C-PACE offers many benefits not realized with traditional forms of construction lending. For example, C-PACE allows commercial building owners to finance 100 percent of the project costs (including soft costs) with no money down and fixed interest rates over the term of the assessment, up to 30 years.
The financing is secured by a voluntary assessment placed on the improved real property. This assessment may transfer to any subsequent owners if the property is sold, and the financing is treated like a property tax so it can be treated as off-balance sheet financing.
Most importantly, financed energy or water improvements help commercial building owners save money. In fact, C-PACE can often help building owners reduce their utility bills enough that savings exceed the building owner's C-PACE payments, making the project “cash flow positive” from day one. These projects increase property value, save money, and save energy and water. They also help grow the local economy, create jobs, improve air quality, and minimize the impact and uncertainty of fluctuating energy and water costs.

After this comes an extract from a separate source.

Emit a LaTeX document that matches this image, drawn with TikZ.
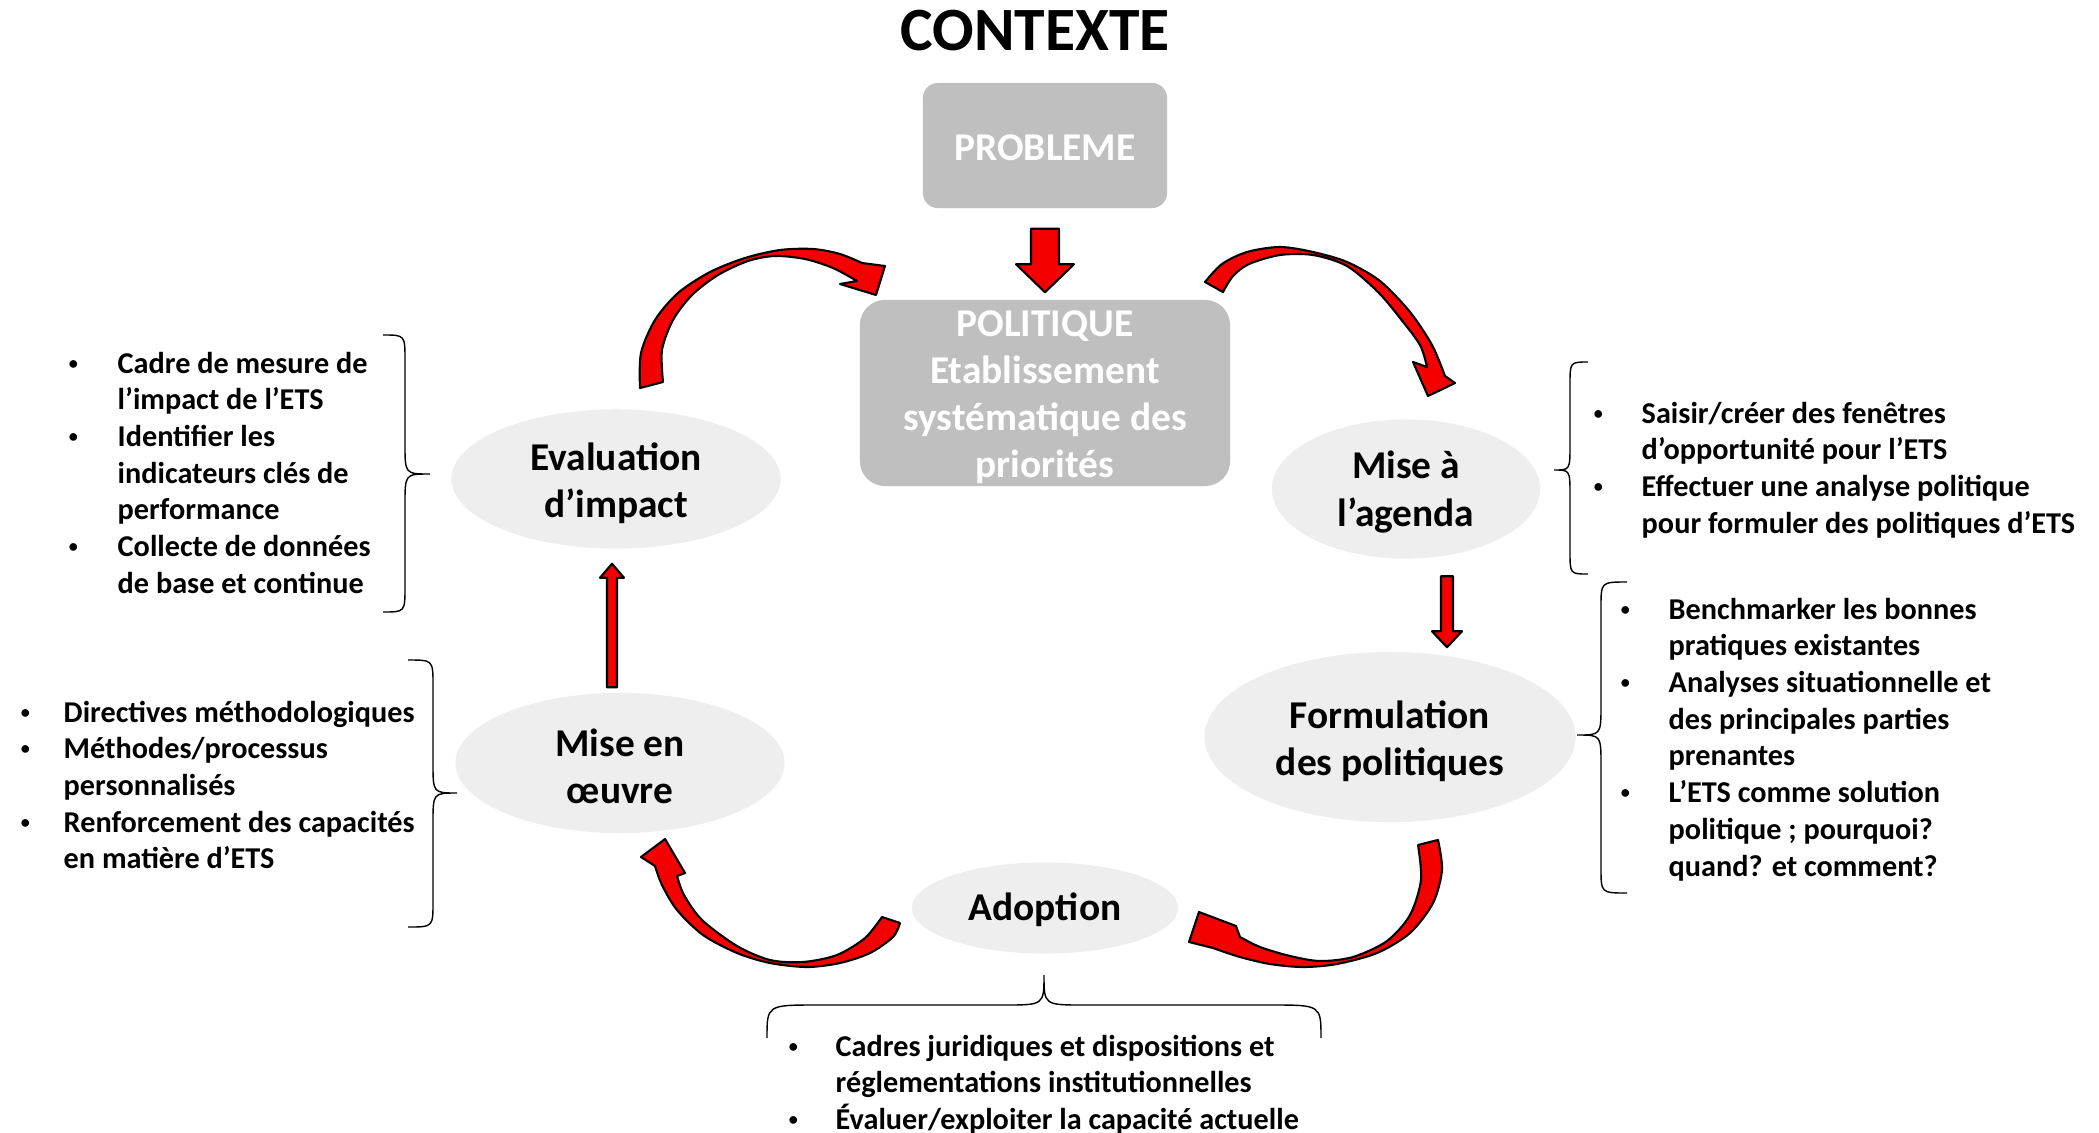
\documentclass[tikz,border=0pt]{standalone}
\usepackage{fontspec}
\setmainfont{Carlito}
\usetikzlibrary{shapes.geometric,calc}
\definecolor{boxgray}{HTML}{BFBFBF}
\definecolor{ellgray}{HTML}{EEEEEE}
\definecolor{arrred}{HTML}{F50000}
\tikzset{
  pbox/.style={rectangle, rounded corners=0.15cm, fill=boxgray, inner sep=0},
  boxtext/.style={text=white, inner sep=0, align=center, font=\fontsize{11.2}{13.4}\selectfont\bfseries},
  stage/.style={ellipse, fill=ellgray, inner sep=0},
  stagetext/.style={inner sep=0, align=center, font=\fontsize{11.2}{13.4}\selectfont\bfseries},
  carrow/.style={fill=arrred, draw=black, line width=0.6pt, line join=round},
  brc/.style={draw=black, line width=0.4pt},
  blist/.style={anchor=base west, inner sep=0, font=\fontsize{8.6}{10.44}\selectfont\bfseries},
}
\newcommand\bul{\hspace*{0.9pt}\raisebox{1.1pt}{\scalebox{0.6}{\textbullet}}}
% vertical fat arrow: #1 start, #2 tip, #3 shaft half width, #4 head half width, #5 offset tip->head base
\newcommand\vfat[5]{\filldraw[carrow] ($(#1)+(-#3,0)$) -- ($(#2)+(-#3,#5)$) -- ($(#2)+(-#4,#5)$) -- (#2)
  -- ($(#2)+(#4,#5)$) -- ($(#2)+(#3,#5)$) -- ($(#1)+(#3,0)$) -- cycle;}
\begin{document}
\begin{tikzpicture}[x=0.01cm,y=-0.01cm]
\useasboundingbox[fill=white] (0,0) rectangle (2099,1133);

% title and boxes
\node[anchor=base, font=\fontsize{17.5}{21}\selectfont\bfseries] (title) at (1035,50) {CONTEXTE};
\node[pbox, minimum width=2.44cm, minimum height=1.25cm] (prob) at (1045,145.5) {};
\node[boxtext] (probt) at ($(prob.center)+(0,2)$) {PROBLEME};
\node[pbox, rounded corners=0.25cm, minimum width=3.7cm, minimum height=1.86cm] (pol) at (1045,393) {};
\node[boxtext] (polt) at ($(pol.center)+(0,4)$) {POLITIQUE\\Etablissement\\systématique des\\priorités};

% stages
\node[stage, minimum width=3.29cm, minimum height=1.39cm] (eval) at (616,479) {};
\node[stagetext] (evalt) at ($(eval.center)+(0,4)$) {Evaluation\\d’impact};
\node[stage, minimum width=2.68cm, minimum height=1.39cm] (agenda) at (1406,489) {};
\node[stagetext] (agendat) at ($(agenda.center)+(0,3)$) {Mise à\\l’agenda};
\node[stage, minimum width=3.71cm, minimum height=1.70cm] (form) at (1390,737) {};
\node[stagetext] (formt) at ($(form.center)+(0,4)$) {Formulation\\des politiques};
\node[stage, minimum width=3.29cm, minimum height=1.40cm] (oeuvre) at (620,763) {};
\node[stagetext] (oeuvret) at ($(oeuvre.center)+(0,3)$) {Mise en\\œuvre};
\node[stage, minimum width=2.66cm, minimum height=0.91cm] (adopt) at (1045,908) {};
\node[stagetext] (adoptt) at ($(adopt.center)+(0,2)$) {Adoption};

% straight arrows
\coordinate (s1) at ($(prob.south)+(0,20)$);
\coordinate (t1) at ($(pol.north)+(0,-7)$);
\vfat{s1}{t1}{14}{29}{-28}
\coordinate (s2) at ($(agenda.south)+(41,17)$);
\coordinate (t2) at ($(form.north)+(57,-4)$);
\vfat{s2}{t2}{6}{15}{-16}
\coordinate (s3) at ($(oeuvre.north)+(-8,-5)$);
\coordinate (t3) at ($(eval.south)+(-4,14.5)$);
\vfat{s3}{t3}{5}{12}{14}

% curved arrows
% eval -> politique
\filldraw[carrow] plot[smooth] coordinates {(640,388) (641,353) (655,320) (678,293) (710,272) (745,258) (780,250) (813,249) (840,254) (862,263)}
  -- (885,266) -- (876,295) -- (840,284)
  -- plot[smooth] coordinates {(857,281) (833,268) (805,259) (775,256) (748,261) (718,275) (692,295) (673,320) (662,350) (663,382)} -- cycle;
% politique -> agenda
\filldraw[carrow] plot[smooth] coordinates {(1205,282) (1222,264) (1247,252) (1280,247) (1313,252) (1347,262) (1380,281) (1410,312) (1432,345) (1445,376)}
  -- (1455,383) -- (1428,396) -- (1413,362)
  -- plot[smooth] coordinates {(1427,367) (1420,345) (1400,318) (1378,292) (1347,266) (1313,255) (1280,255) (1249,264) (1233,276) (1223,292)} -- cycle;
% formulation -> adoption
\filldraw[carrow] plot[smooth] coordinates {(1438,840) (1442,870) (1433,903) (1410,933) (1377,953) (1337,964) (1303,967) (1270,964) (1240,957) (1213,948)}
  -- (1189,942) -- (1199,912) -- (1236,926)
  -- plot[smooth] coordinates {(1240,937) (1260,947) (1290,956) (1320,961) (1353,957) (1387,941) (1410,915) (1421,880) (1418,845)} -- cycle;
% adoption -> mise en oeuvre
\filldraw[carrow] plot[smooth] coordinates {(900,923) (893,937) (870,953) (840,963) (807,967) (770,963) (737,953) (703,935) (677,910) (662,885) (655,866)}
  -- (641,857) -- (665,839) -- (685,873)
  -- plot[smooth] coordinates {(677,876) (684,895) (702,920) (737,946) (770,960) (803,962) (837,955) (865,938) (882,917)} -- cycle;

% braces
\draw[brc] (383,335) .. controls (405,335) .. (405,360) -- (405,444) .. controls (405,474) .. (430,474)
  .. controls (405,474) .. (405,504) -- (405,587) .. controls (405,612) .. (383,612);
\draw[brc] (408,660) .. controls (433,660) .. (433,685) -- (433,763) .. controls (433,793) .. (457,793)
  .. controls (433,793) .. (433,823) -- (433,902) .. controls (433,927) .. (408,927);
\draw[brc] (1588,362) .. controls (1570,362) .. (1570,385) -- (1570,445) .. controls (1570,470) .. (1554,470)
  .. controls (1570,470) .. (1570,495) -- (1570,551) .. controls (1570,574) .. (1588,574);
\draw[brc] (1627,582) .. controls (1601,582) .. (1601,607) -- (1601,705) .. controls (1601,735) .. (1577,735)
  .. controls (1601,735) .. (1601,765) -- (1601,868) .. controls (1601,893) .. (1627,893);
\draw[brc] (767,1038) .. controls (767,1005) .. (817,1005) -- (1004,1005) .. controls (1044,1005) .. (1044,975)
  .. controls (1044,1005) .. (1084,1005) -- (1271,1005) .. controls (1321,1005) .. (1321,1038);

% bullet lists
\node[blist] (leval) at (65,373) {\begin{tabular}[t]{@{}p{0.52cm}@{}l@{}}
\bul & Cadre de mesure de\\ & l’impact de l’ETS\\
\bul & Identifier les\\ & indicateurs clés de\\ & performance\\
\bul & Collecte de données\\ & de base et continue\end{tabular}};
\node[blist] (loeuvre) at (17,722) {\begin{tabular}[t]{@{}p{0.46cm}@{}l@{}}
\bul & Directives méthodologiques\\
\bul & Méthodes/processus\\ & personnalisés\\
\bul & Renforcement des capacités\\ & en matière d’ETS\end{tabular}};
\node[blist] (lagenda) at (1590,423) {\begin{tabular}[t]{@{}p{0.51cm}@{}l@{}}
\bul & Saisir/créer des fenêtres\\ & d’opportunité pour l’ETS\\
\bul & Effectuer une analyse politique\\ & pour formuler des politiques d’ETS\end{tabular}};
\node[blist] (lform) at (1617,619) {\begin{tabular}[t]{@{}p{0.51cm}@{}l@{}}
\bul & Benchmarker les bonnes\\ & pratiques existantes\\
\bul & Analyses situationnelle et\\ & des principales parties\\ & prenantes\\
\bul & L’ETS comme solution\\ & politique ; pourquoi?\\ & quand? et comment?\end{tabular}};
\node[blist] (ladopt) at (785,1056) {\begin{tabular}[t]{@{}p{0.5cm}@{}l@{}}
\bul & Cadres juridiques et dispositions et\\ & réglementations institutionnelles\\
\bul & Évaluer/exploiter la capacité actuelle\end{tabular}};
\end{tikzpicture}
\end{document}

Recent Changes to Utah's C-PACE Program
Initiated in 2013 by Sen. Kevin Van Tassell and Rep. Gage Froerer, one project has qualified for C-PACE financing. While C-PACE has enjoyed long time support from Sen. Van Tassell and the building and financial communities, one of the challenges identified in the program structure was the requirement that municipalities issue bonds to raise capital. Municipalities were reluctant to issue bonds and the fees associated with bond issuance limited the scope of financially feasible projects. The new legislation provides an alternate option to bonding that supports a more flexible avenue for C-PACE financing.
OED will relaunch the Utah C-PACE program in June 2017, due to the successful passage of S.B. 273, sponsored by Sen. Stuart Adams and Rep. Francis Gibson. Improvements to the program include:
• Bonding is no longer required, greatly reducing the fees associated with each transaction. An assessment on the real property will still secure the financing, but rather than issuing a bond to raise capital, an assessment lien may be assigned to the third party lender.
• Program administration and all major tasks may be performed upon request by OED through a statewide C-PACE District, so municipalities will no longer need to allocate limited resources to businesses that want to participate in the program.
• In addition to the previous list of qualifying projects (energy efficiency, renewable energy, water conservation, electric vehicle charging infrastructure, and energy storage), the program was expanded to allow financing for seismic upgrades and extensions of existing natural gas distribution company lines.
With any piece of legislation, compromise is necessary. The new legislation does not permit renewable energy projects in electrical cooperative service territories. Also, the C-PACE District must enter into an agreement with the public utility for C-PACE projects in their service territory. Finally, renewable energy projects that serve existing loads must be two megawatts or less; projects that serve new loads are not limited in capacity.
Long Story Short
Due to the dedication and commitment of OED and all the parties who collaborated in this effort, C-PACE has been updated to overcome procedural hurdles and respond to feedback from Utah's C-PACE stakeholders. We look forward to growing this tool to help make clean energy improvements to commercial properties more cost-effective and easier to finance.